PEP 597: Use UTF-8 for default text file encoding

With PowerShell, or Python, or any other application that supports the Unicode APIs for writing to/reading from the console.

cmd.exe (and many of the tools you’d use from it) are not such applications.

(If you’re an end-user, then you don’t get to choose to use the console in any way other than how your applications will let you. It’s only as a developer that you get to choose.)

Just my anecdotal 2c:

As a Windows-only user for the past 10+ years, the absolute only time I’ve written/read things in something other than UTF-8 was when burning in subtitles to video that were created by others. In these cases one can only guess and therefore chardet was used.

Having the default be UTF-8 would have saved me lots of pain over the years.

2 Likes

Thanks for your reaction.
When I saw aws-cli repository for discussion in other thread, I found this issue too.

It’s very obvious that this is common bug, and many Windows users are suffered by default encoding is not UTF-8.
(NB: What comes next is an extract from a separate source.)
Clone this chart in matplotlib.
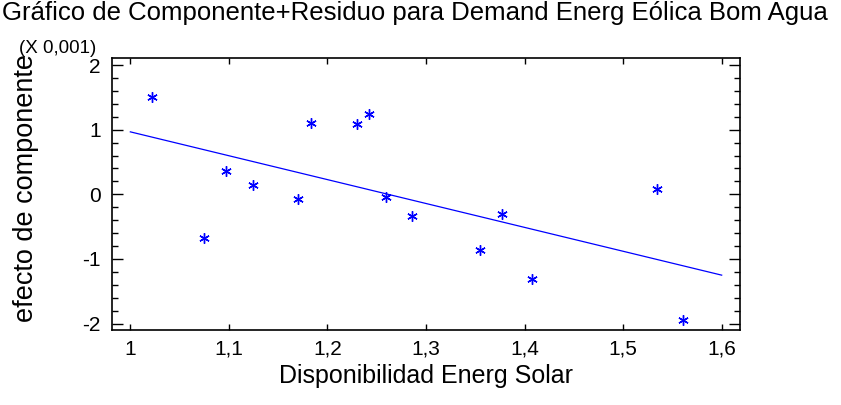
import numpy as np
import matplotlib.pyplot as plt
from matplotlib.ticker import FuncFormatter, MultipleLocator

plt.rcParams['font.family'] = ['Liberation Sans', 'DejaVu Sans']

# componente+residuo (x 0,001)
solar = [1.022, 1.075, 1.0975, 1.1246, 1.170, 1.1834, 1.2298, 1.2419,
         1.2599, 1.286, 1.3546, 1.3774, 1.4078, 1.5347, 1.5607]
efecto = [1.509, -0.673, 0.364, 0.147, -0.070, 1.098, 1.082, 1.246,
          -0.048, -0.333, -0.864, -0.311, -1.313, 0.080, -1.952]
line_x = [1.0, 1.6]
line_y = [0.967, -1.251]

fig = plt.figure(figsize=(8.41, 4.05), dpi=100)
ax = fig.add_axes([112 / 841, 75 / 405, 628 / 841, 272 / 405])

ax.plot(line_x, line_y, color='#0000ff', lw=0.9)
ax.plot(solar, efecto, ls='none', marker=(6, 2, 0), ms=7.5, mew=1.0,
        color='#0000ff')

ax.set_xlim(0.9814, 1.6186)
ax.set_ylim(-2.10, 2.11)

ax.xaxis.set_major_locator(MultipleLocator(0.1))
ax.yaxis.set_major_locator(MultipleLocator(1))
ax.yaxis.set_minor_locator(MultipleLocator(0.2))


def coma(v, pos):
    s = ('%.1f' % v).rstrip('0').rstrip('.')
    if s == '-0':
        s = '0'
    return s.replace('.', ',')


ax.xaxis.set_major_formatter(FuncFormatter(coma))
ax.yaxis.set_major_formatter(FuncFormatter(coma))

ax.tick_params(which='both', direction='in', top=True, right=True,
               labelsize=15, width=1, color='black')
ax.tick_params(axis='x', which='major', length=4, pad=7)
ax.tick_params(axis='y', which='major', length=8, pad=8)
ax.tick_params(axis='y', which='minor', length=4)
for s in ax.spines.values():
    s.set_linewidth(1.2)

ax.set_xlabel('Disponibilidad Energ Solar', fontsize=18, labelpad=4)
ax.set_ylabel('efecto de componente', fontsize=19.5)
ax.yaxis.set_label_coords(-0.117, 0.522)

fig.text(2 / 841, 1 - 1 / 405,
         'Gráfico de Componente+Residuo para Demand Energ Eólica Bom Agua',
         fontsize=18.5, ha='left', va='top')
fig.text(19 / 841, 1 - 57 / 405, '(X 0,001)', fontsize=13.5, ha='left',
         va='bottom')

fig.savefig('out.png', dpi=100)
On the other hand, it’s very unobvious that how many (or how few) Windows users are suffered by the backward incompatible change in mid-2020s. It’s devil’s proof.

So my PEP 597 (2nd) propose environment variable to configure default encoding. If it is accepted, you can change the default text encoding. We can postpone the discussion about when change the default of “default text encoding”.

But we have PYTHONUTF8 already. The most important part of PEP 597 is why UTF-8 mode is not enough for Windows users.

So, if you would like to contribute this discussion, it’s very helpful that trying UTF-8 mode now (maybe with chcp 65001).
If it is enough, we don’t need to add yet another configuration option.